Clarísimo: había que vetar La Costa Nostra, desactivar esta carga de dinamita contra el imperio inexpugnable de los Char, cuya primera grieta asoma en la detención del delfín, Arturo, por concierto para delinquir y corrupción del sufragante agravados. Pero el silencio no era una opción, declaró Laura Ardila, autora de la crónica que desnuda, a todo color y en escenarios donde sus protagonistas fungen menos como héroes que como villanos, las entretelas del poder edificado en la corrupción. Mas no moraliza Ardila, ni oculta méritos en la administración de la ciudad, ni precipita diagnósticos inapelables. Va hilando hechos que terminan por tejer la filigrana completa de una hegemonía cuyas dinámicas se replican en el país entero, y configuran el modelo político que se impuso: la privatización del poder público en favor de agraciados del destino que supieron combinar negocios particulares y contratación pública con corrupción electoral y resbalones en el paramilitarismo. 
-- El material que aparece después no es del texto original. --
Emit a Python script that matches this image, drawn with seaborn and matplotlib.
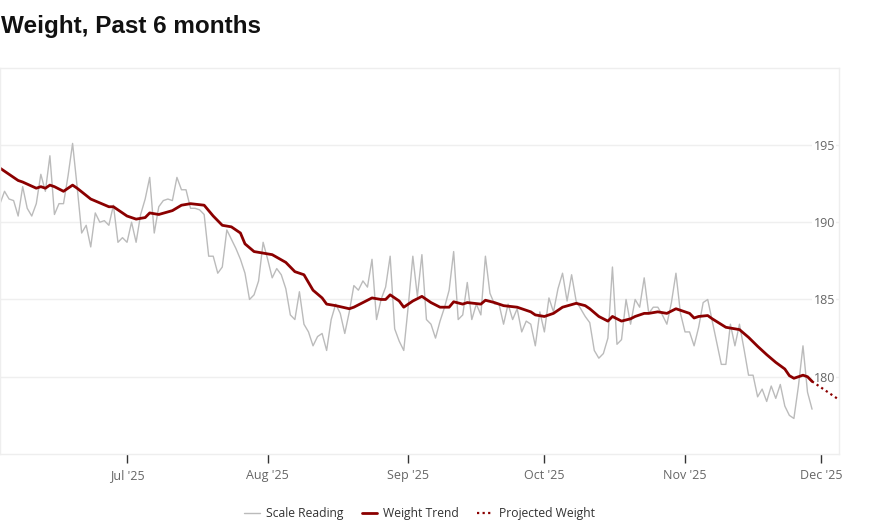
import pandas as pd
import matplotlib
matplotlib.use("Agg")
import matplotlib.pyplot as plt
import matplotlib.dates as mdates
import seaborn as sns

sns.set_theme(style="white")
plt.rcParams['font.family'] = ['Open Sans', 'DejaVu Sans']

# Daily scale readings, starting 3 Jun 2025
start_date = "2025-06-03"
scale_reading = [
    191.2, 192.0, 191.5, 191.4, 190.4, 192.3, 190.9, 190.4, 191.2, 193.1,
    192.0, 194.3, 190.5, 191.2, 191.2, 193.0, 195.1, 192.3, 189.3, 189.8,
    188.4, 190.6, 190.0, 190.1, 189.8, 191.1, 188.7, 189.0, 188.7, 190.0,
    188.7, 190.5, 191.5, 192.9, 189.3, 191.0, 191.4, 191.5, 191.4, 192.9,
    192.1, 192.1, 190.9, 190.9, 190.8, 190.5, 187.8, 187.8, 186.7, 187.1,
    189.5, 188.9, 188.3, 187.6, 186.7, 185.0, 185.3, 186.2, 188.7, 187.6,
    186.4, 187.0, 186.6, 185.7, 184.0, 183.7, 185.5, 183.4, 182.9, 182.0,
    182.6, 182.8, 181.7, 183.7, 184.7, 184.1, 182.8, 184.2, 185.9, 185.6,
    186.2, 185.8, 187.6, 183.7, 185.0, 185.8, 187.8, 183.1, 182.3, 181.7,
    184.6, 187.8, 185.2, 187.9, 183.7, 183.4, 182.5, 183.6, 184.5, 185.6,
    188.1, 183.7, 184.0, 186.1, 183.7, 184.7, 184.0, 187.8, 185.4, 184.7,
    184.7, 183.4, 184.7, 183.7, 184.4, 182.9, 183.6, 183.4, 182.0, 184.2,
    182.9, 185.1, 184.2, 185.7, 186.7, 184.9, 186.6, 184.9, 184.4, 183.9,
    183.5, 181.7, 181.2, 181.5, 182.5, 187.1, 182.1, 182.4, 185.0, 183.4,
    185.0, 184.5, 186.4, 184.1, 184.5, 184.5, 184.0, 183.4, 184.8, 186.7,
    184.1, 182.9, 182.9, 182.0, 183.2, 184.8, 185.0, 183.6, 182.2, 180.8,
    180.8, 183.4, 182.0, 183.4, 181.8, 180.1, 180.1, 178.7, 179.2, 178.4,
    179.4, 178.6, 179.5, 178.1, 177.5, 177.3, 179.4, 182.0, 179.0, 177.9,
]

# Trend line (days after start date, weight)
trend_day = [
    0, 4, 5, 8, 9, 10, 11, 12, 14, 16, 17, 20, 24, 25, 28, 30, 32, 33, 35, 38,
    40, 42, 45, 47, 49, 51, 53, 54, 56, 58, 60, 63, 65, 67, 69, 71, 72, 74, 77, 78,
    80, 82, 84, 85, 86, 88, 89, 91, 93, 95, 97, 99, 100, 102, 103, 106, 107, 109, 111, 114,
    116, 117, 118, 120, 122, 124, 127, 129, 130, 132, 134, 135, 137, 139, 140, 142, 143, 145, 147, 149,
    150, 152, 153, 154, 156, 157, 160, 161, 163, 165, 167, 169, 171, 173, 174, 175, 177, 178, 179,
]
trend_weight = [
    193.5, 192.7, 192.6, 192.2, 192.3, 192.2, 192.4, 192.3, 192.0, 192.4,
    192.2, 191.5, 191.0, 191.0, 190.4, 190.2, 190.3, 190.6, 190.5, 190.75,
    191.1, 191.2, 191.1, 190.4, 189.8, 189.7, 189.3, 188.6, 188.1, 188.0,
    187.9, 187.4, 186.8, 186.6, 185.6, 185.1, 184.7, 184.6, 184.4, 184.5,
    184.8, 185.1, 185.0, 185.0, 185.3, 184.9, 184.5, 184.9, 185.2, 184.8,
    184.5, 184.5, 184.85, 184.7, 184.8, 184.7, 184.95, 184.8, 184.6, 184.5,
    184.3, 184.2, 184.0, 183.9, 184.1, 184.5, 184.75, 184.6, 184.4, 183.9,
    183.6, 183.9, 183.6, 183.75, 183.9, 184.1, 184.1, 184.2, 184.1, 184.4,
    184.3, 184.1, 183.8, 183.9, 183.96, 183.75, 183.2, 183.15, 183.05, 182.55,
    181.97, 181.43, 180.93, 180.5, 180.07, 179.9, 180.1, 180.0, 179.7,
]

# Projection from the last trend value
proj_day = [179, 186]
proj_weight = [179.7, 178.3]

start = pd.Timestamp(start_date)
df_scale = pd.DataFrame({
    "date": pd.date_range(start, periods=len(scale_reading), freq="D"),
    "weight": scale_reading,
})
df_trend = pd.DataFrame({
    "date": start + pd.to_timedelta(trend_day, unit="D"),
    "weight": trend_weight,
})
df_proj = pd.DataFrame({
    "date": start + pd.to_timedelta(proj_day, unit="D"),
    "weight": proj_weight,
})

fig = plt.figure(figsize=(8.79, 5.21), dpi=100)
ax = fig.add_axes([0.0, 0.1286, 0.9548, 0.7415])

sns.lineplot(data=df_scale, x="date", y="weight", ax=ax, color="#bbbbbb",
             linewidth=1, label="Scale Reading")
sns.lineplot(data=df_trend, x="date", y="weight", ax=ax, color="#8b0000",
             linewidth=2, label="Weight Trend")
sns.lineplot(data=df_proj, x="date", y="weight", ax=ax, color="#8b0000",
             linewidth=1.6, linestyle=(0, (1, 1.5)), label="Projected Weight")

handles, labels = ax.get_legend_handles_labels()
ax.get_legend().remove()

ax.set_xlim(start, pd.Timestamp("2025-12-05"))
ax.set_ylim(175, 200)
ax.set_yticks([180, 185, 190, 195])
ax.set_xlabel("")
ax.set_ylabel("")

ax.xaxis.set_major_locator(mdates.MonthLocator())
ax.xaxis.set_major_formatter(mdates.DateFormatter("%b '%y"))

ax.grid(axis="y", color="#efefef", linewidth=1)
ax.yaxis.tick_right()
ax.tick_params(axis="y", length=0, pad=-3, labelcolor="#666666", labelsize=9)
ax.tick_params(axis="x", bottom=True, length=6.5, width=1, color="#333333",
               pad=4, labelcolor="#666666", labelsize=9)
for lbl in ax.get_yticklabels():
    lbl.set_horizontalalignment("right")
    lbl.set_bbox(dict(facecolor="white", edgecolor="none", pad=1))

for sp in ax.spines.values():
    sp.set_visible(True)
    sp.set_color("#eeeeee")
    sp.set_linewidth(1)

fig.text(0.001, 1 - 26 / 521, "Weight, Past 6 months", fontsize=17.5,
         fontweight="bold", family=["Liberation Sans", "DejaVu Sans"],
         va="center", ha="left", color="#111111")

leg = fig.legend(handles, labels, loc="center", bbox_to_anchor=(0.4774, 7 / 521),
                 ncol=3, frameon=False, fontsize=8.7, handlelength=1.3,
                 handletextpad=0.5, columnspacing=1.5)
for t in leg.get_texts():
    t.set_color("#333333")

fig.savefig("out.png", dpi=100)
Tras la exaltación del llamado milagro de Barranquilla, dice la autora, yace el costo ético, político y democrático de la incautación del erario para enriquecimiento y solaz de unos cuantos. La moral del todo vale desbocada en simbiosis de poder económico y político, meca real del clan que había roto con el cura Hoyos por quebrar a delito limpio la ciudad. Saneó sus finanzas, sí, pero terminó cooptando a los autores del desastre y, en radical falta de escrúpulos, montó un sofisticado entramado de contratación pública, de modo que todo quedara en familia y entre amigos. Cerró filas con adversarios y con la talentosa compravotos Aida Merlano, hoy sentenciada por delitos propios y ajenos.
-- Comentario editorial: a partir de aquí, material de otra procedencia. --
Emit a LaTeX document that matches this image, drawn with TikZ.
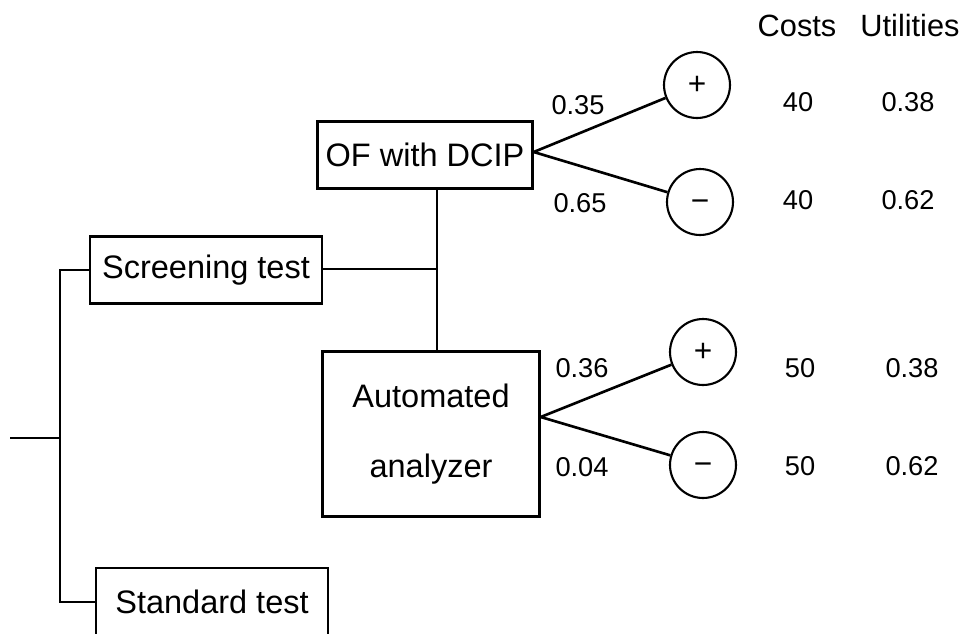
\documentclass[tikz,border=0pt]{standalone}
\usepackage{fontspec}
\setmainfont{Liberation Sans}
\usepackage{tikz}
\usetikzlibrary{positioning}
\definecolor{EdgeColor}{RGB}{0,0,0}
\tikzset{
  % Strategy box
  choice/.style={
    rectangle,
    draw=EdgeColor,
    line width=1.4pt,
    inner sep=0pt,
    font=\fontsize{18.5}{22}\selectfont
  },
  % Chance node (test outcome)
  chance/.style={
    circle,
    draw=EdgeColor,
    line width=1.2pt,
    minimum size=1.32cm,
    inner sep=0pt,
    font=\fontsize{18}{20}\selectfont
  },
  % Tree branch
  branch/.style={
    draw=EdgeColor,
    line width=1.5pt
  },
  % Probability / value label
  prob/.style={
    font=\fontsize{15.5}{18}\selectfont,
    inner sep=0pt
  },
  % Column heading
  colhead/.style={
    font=\fontsize{17.5}{21}\selectfont,
    inner sep=0pt
  }
}

\begin{document}
\begin{tikzpicture}[x=0.02cm, y=-0.02cm]
  \useasboundingbox (0,0) rectangle (963,633);
  % Strategy boxes
  \node[choice, minimum width=4.64cm, minimum height=1.34cm] (screen) at (206,270) {Screening test};
  \node[choice, minimum width=4.64cm, minimum height=1.36cm] (standard) at (212,602) {Standard test};
  \node[choice, minimum width=4.3cm, minimum height=1.34cm] (ofdcip) at (425,155) {OF with DCIP};
  \node[choice, minimum width=4.34cm, minimum height=3.3cm, align=center] (auto) at (431,434) {Automated\\[18pt]analyzer};
  % Junction points
  \coordinate (root) at (10,438);
  \coordinate (split) at (60,438);
  \coordinate (mid) at (437,269);
  % Chance nodes
  \node[chance] (posA) at (697,85) {+};
  \node[chance] (negA) at (700,202) {\vphantom{+}−};
  \node[chance] (posB) at (703,352) {+};
  \node[chance] (negB) at (703,465) {\vphantom{+}−};
  % Branches
  \draw[branch] (root) -- (split);
  \draw[branch] (screen.west) -| (split) |- (standard.west);
  \draw[branch] (screen.east |- mid) -- (mid);
  \draw[branch] (ofdcip.south -| mid) -- (auto.north -| mid);
  \draw[branch] ([yshift=0.06cm]ofdcip.east) -- (posA);
  \draw[branch] ([yshift=0.06cm]ofdcip.east) -- (negA);
  \draw[branch] ([yshift=0.34cm]auto.east) -- (posB);
  \draw[branch] ([yshift=0.34cm]auto.east) -- (negB);
  % Probabilities
  \node[prob] (pa1) at (578,105) {0.35};
  \node[prob] (pa2) at (580,203) {0.65};
  \node[prob] (pb1) at (582,368) {0.36};
  \node[prob] (pb2) at (582,467) {0.04};
  % Costs and utilities
  \node[colhead] (costs) at (797,26) {Costs};
  \node[colhead] (utils) at (910,26) {Utilities};
  \node[prob] (ca1) at (798,102) {40};
  \node[prob] (ua1) at (908,102) {0.38};
  \node[prob] (ca2) at (798,200) {40};
  \node[prob] (ua2) at (908,200) {0.62};
  \node[prob] (cb1) at (800,368) {50};
  \node[prob] (ub1) at (912,368) {0.38};
  \node[prob] (cb2) at (800,466) {50};
  \node[prob] (ub2) at (912,466) {0.62};
\end{tikzpicture}
\end{document}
Tras desapacible paso por el Concejo, Alejandro Char se hizo constructor y contratista del Estado. Se asoció con su cuñado, Guido Nule, y con sus primos, reyes del carrusel de la contratación que desfalcó a Bogotá. En sólo dos años, entre 2004 y 2006, suscribió el cuarteto contratos con Barranquilla por un billón de pesos. Habiendo quebrado a la Arenosa, con Alex Char escalaron los Daes a megacontratistas de la ciudad. Con estos compartieron mieles otros fieles del círculo íntimo del alcalde: Julio Gerlein, Faisal Cure y Samuel Tcherassi. Por su parte, la interventoría de los contratos recaía en miembros de la familia Char que, cosa rara, no detectaron el mecanismo perverso de probable lavado de activos en que incurría la propia ciudad: préstamos de los contratistas mismos para ejecutar las obras y luego pagados con dineros de cualquier laya.
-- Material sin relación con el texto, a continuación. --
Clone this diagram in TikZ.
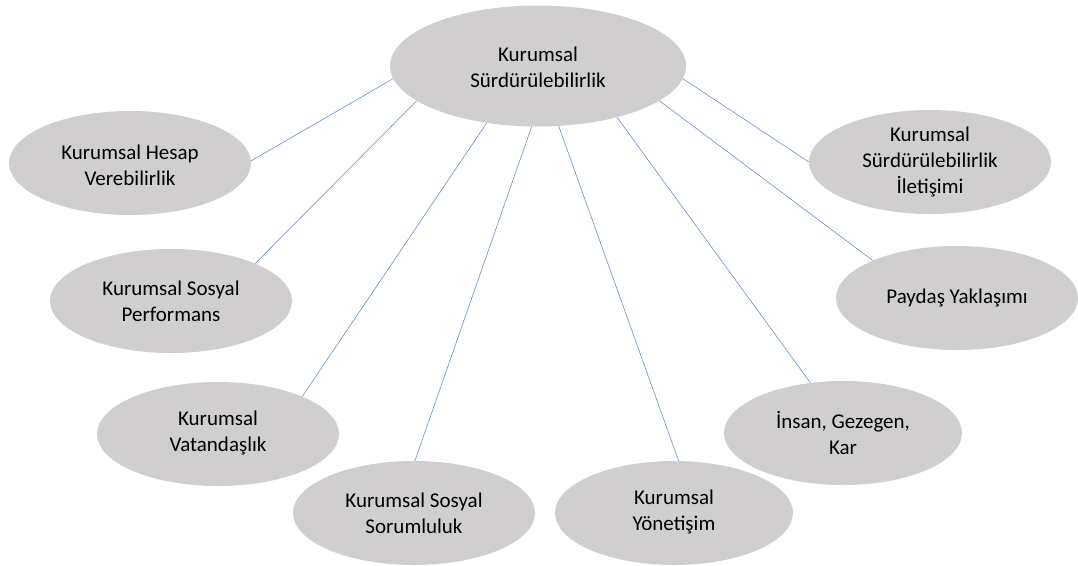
\documentclass[tikz,border=0pt]{standalone}
\usepackage{fontspec}
\setmainfont{Carlito}
\usetikzlibrary{shapes.geometric}
\definecolor{ellfill}{HTML}{D0CECE}
\definecolor{linkblue}{HTML}{4472C4}
\tikzset{
  blob/.style={ellipse, fill=ellfill, draw=none, inner sep=0pt, minimum width=242pt, minimum height=104pt},
  bigblob/.style={blob, minimum width=296pt, minimum height=121pt},
  lbl/.style={align=center, inner sep=0pt, font=\fontsize{21}{26}\selectfont, text=black},
  link/.style={draw=linkblue!85, line width=0.55pt}
}
\begin{document}
\begin{tikzpicture}[x=1pt, y=-1pt]
\useasboundingbox (0,0) rectangle (1078,565);
% ellipses
\node[bigblob] (c) at (538,66) {};
\node[blob] (hesap) at (130,163) {};
\node[blob] (perf) at (171,301) {};
\node[blob] (vat) at (218,434) {};
\node[blob] (sor) at (414,513) {};
\node[blob, minimum width=238pt] (yon) at (674,513) {};
\node[blob, minimum width=238pt] (insan) at (843,433) {};
\node[blob] (payd) at (957,298) {};
\node[blob] (ilet) at (930,162) {};
% texts
\node[lbl] (c-t) at (538,67) {Kurumsal\\Sürdürülebilirlik};
\node[lbl] (hesap-t) at (130,165) {Kurumsal Hesap\\Verebilirlik};
\node[lbl] (perf-t) at (171,301) {Kurumsal Sosyal\\Performans};
\node[lbl] (vat-t) at (218,433) {Kurumsal\\Vatandaşlık};
\node[lbl] (sor-t) at (414,513) {Kurumsal Sosyal\\Sorumluluk};
\node[lbl] (yon-t) at (674,512) {Kurumsal\\Yönetişim};
\node[lbl] (insan-t) at (843,433) {İnsan, Gezegen,\\Kar};
\node[lbl] (payd-t) at (957,298) {Paydaş Yaklaşımı};
\node[lbl] (ilet-t) at (930,162) {Kurumsal\\Sürdürülebilirlik\\İletişimi};
% connectors
\draw[link] (c.185.8) -- (hesap.1);
\draw[link] (c.196.4) -- (perf.24.4);
\draw[link] (c.228.2) -- (vat.24.1);
\draw[link] (c.264.4) -- (sor.89);
\draw[link] (c.289.3) -- (yon.85.4);
\draw[link] (c.327.7) -- (insan.123.7);
\draw[link] (c.344.5) -- (payd.156.5);
\draw[link] (c.355.5) -- (ilet.180);
\end{tikzpicture}
\end{document}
Con la alianza Char-Cambio Radical, se dispararon los contactos nonsanctos. David Char Abdala, en lista de ese partido, reconoció haberse aliado con paramilitares. Su fórmula, Alonso Acosta, enfrentó juicio por parapolítica. Cambio Radical avaló en 2011 a Kiko Gómez, homicida exgobernador de la Guajira. Allí sellaron los Char alianza con Oneida Pinto, ficha de Kiko Gómez. En Cesar, Magdalena, Bolívar, Córdoba y Sucre avalaron a paras o afines.

En la casa Gerlein se consagró Aida Merlano como experta coordinadora del mercado de sufragios. Sentenciada la subalterna a 15 años de prisión, ella mostró pruebas de que tanto Gerlein como Alejandro y Arturo Char habían financiado este delito. Y con fondos oficiales. La plata salía del distrito, declaró, “gracias a que en su segunda administración Char se embolsillaba el 30% de los recursos de aquella contratación…” 

Cifra fatal: pese al “progreso” que publicita Barranquilla, 30% de su gente hace sólo una comida al día. Aunque el promedio nacional de hambre es inferior, vuelva el amable lector los ojos sobre su ciudad o su región, y descubrirá que la Costa Nostra es Colombia toda. Este libro debería ser lectura obligada en colegios y universidades.